Шрифт:
Интервал:
Закладка:
Если «почти буквально», так отчего было просто не привести самого Пушкина, зачем было в первую голову тревожить жиденькую тень Ивана Клюшникова? Оттого, что слова Пушкина в последней цитате имеют очень узкий смысл. Это сразу стало бы очевидным, если бы автор продолжил цитату:
Свой долгий, ясный век
Еще ты смолоду умно разнообразил,
Искал возможного, умеренно проказил…
Ты, не участвуя в волнениях мирских,
Порой насмешливо в окно глядишь на них
И видишь оборот во всем кругообразный.
И т. д.
Словом – легковесная философия анакреонтизма и вульгарного эпикурейства, характеризующая душевный строй вельможи, сына восемнадцатого века. Вот почему и пришлось нашему критику на первом месте поставить стишок Клюшникова.
Помните ли вы, далее, глубоко пессимистические заключительные строфы «Онегина» о счастье того, кто рано оставил праздник жизни? Настроение, чрезвычайно характерное для упадочного человека. Подпольный человек Достоевского пишет: «Дольше сорока лет жить неприлично, пошло, безнравственно. Только дураки и негодяи живут дольше сорока лет». И Иван Карамазов говорит: «… уж как припал я к кубку жизни, то не оторвусь от него, пока его весь не осилю! Впрочем, к тридцати годам, наверно, брошу кубок, хоть и не допью его всего, и отойду… сам не знаю, куда». В том-то и сказывается настоящий «пафос жизни», настоящая «полнота бытия», что человек не рассчитывает боязливо своих сил на короткий срок, что во всех стадиях своей жизни умеет находить красоту и полноту.
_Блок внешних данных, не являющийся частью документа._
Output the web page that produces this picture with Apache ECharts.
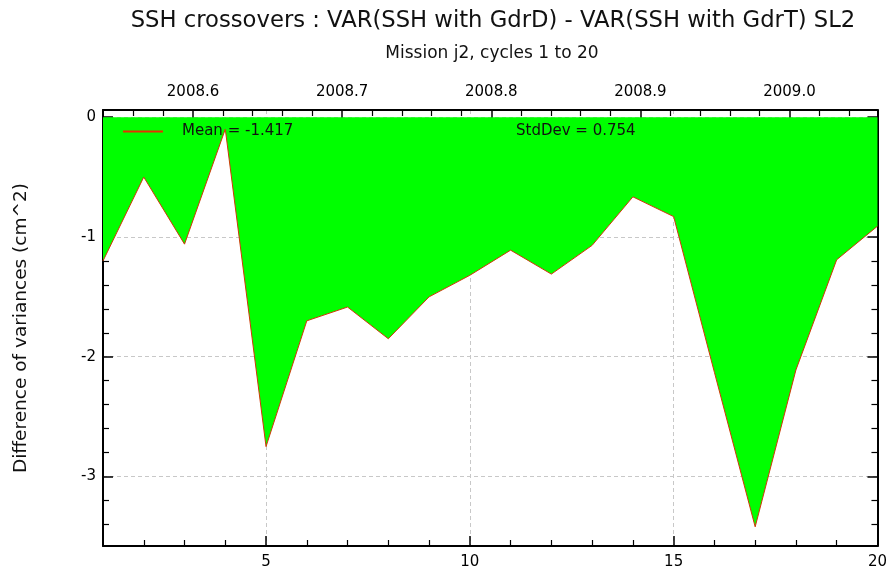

И эту-то глубоко жизнеотрицательную заключительную строфу «Онегина» Р.И. Иванов-Разумник ухитряется использовать также в качестве доказательства солнечного жизнелюбия Пушкина.
«Исполненные прозрачной грусти последние строки романа заключают созвучным аккордом эту стихийную мудрость поэта. Не в объективных целях бога или природы смысл жизни, не в продолжительности переживаний цель человека, а в полноте и яркости этих переживаний и в их силе, разнообразии, стройности; и не тот мудр и счастлив, кто, подобно гончаровскому Штольцу (и самому Гончарову), считает нормальным назначением человека „прожить… четыре возраста и донести сосуд жизни до последнего дня, не пролив ни одной капли напрасно“, а тот, кто жил всеми сторонами души, всей полнотой бытия – и не дожил до ужасной старости Штольца-Гончарова; тот счастлив и блажен,
… кто праздник жизни рано
Оставил, не допив до дна
Бокала полного вина,
Кто не дочел ее романа
И вдруг умел расстаться с ним,
Как я с Онегиным моим…»
Но ведь есть не только старость Штольца и Гончарова. Есть старость летописца Пимена, старого цыгана из «Цыган», старость Льва Толстого, Гете. Гете писал Гегелю: «Я всегда радуюсь вашему расположению ко мне, как одному из прекраснейших цветов все более развивающейся весны моей души». Гете в это время было семьдесят пять лет. В 1898 году Лев Толстой записывает в дневнике: «Радостно то, что положительно открылось в старости новое состояние большого, неразрушимого блага. И это – не воображение, а ясно сознаваемая, как тепло, холод, перемена души, переход от путаницы, страдания, к ясности и спокойствию. Как будто выросли крылья».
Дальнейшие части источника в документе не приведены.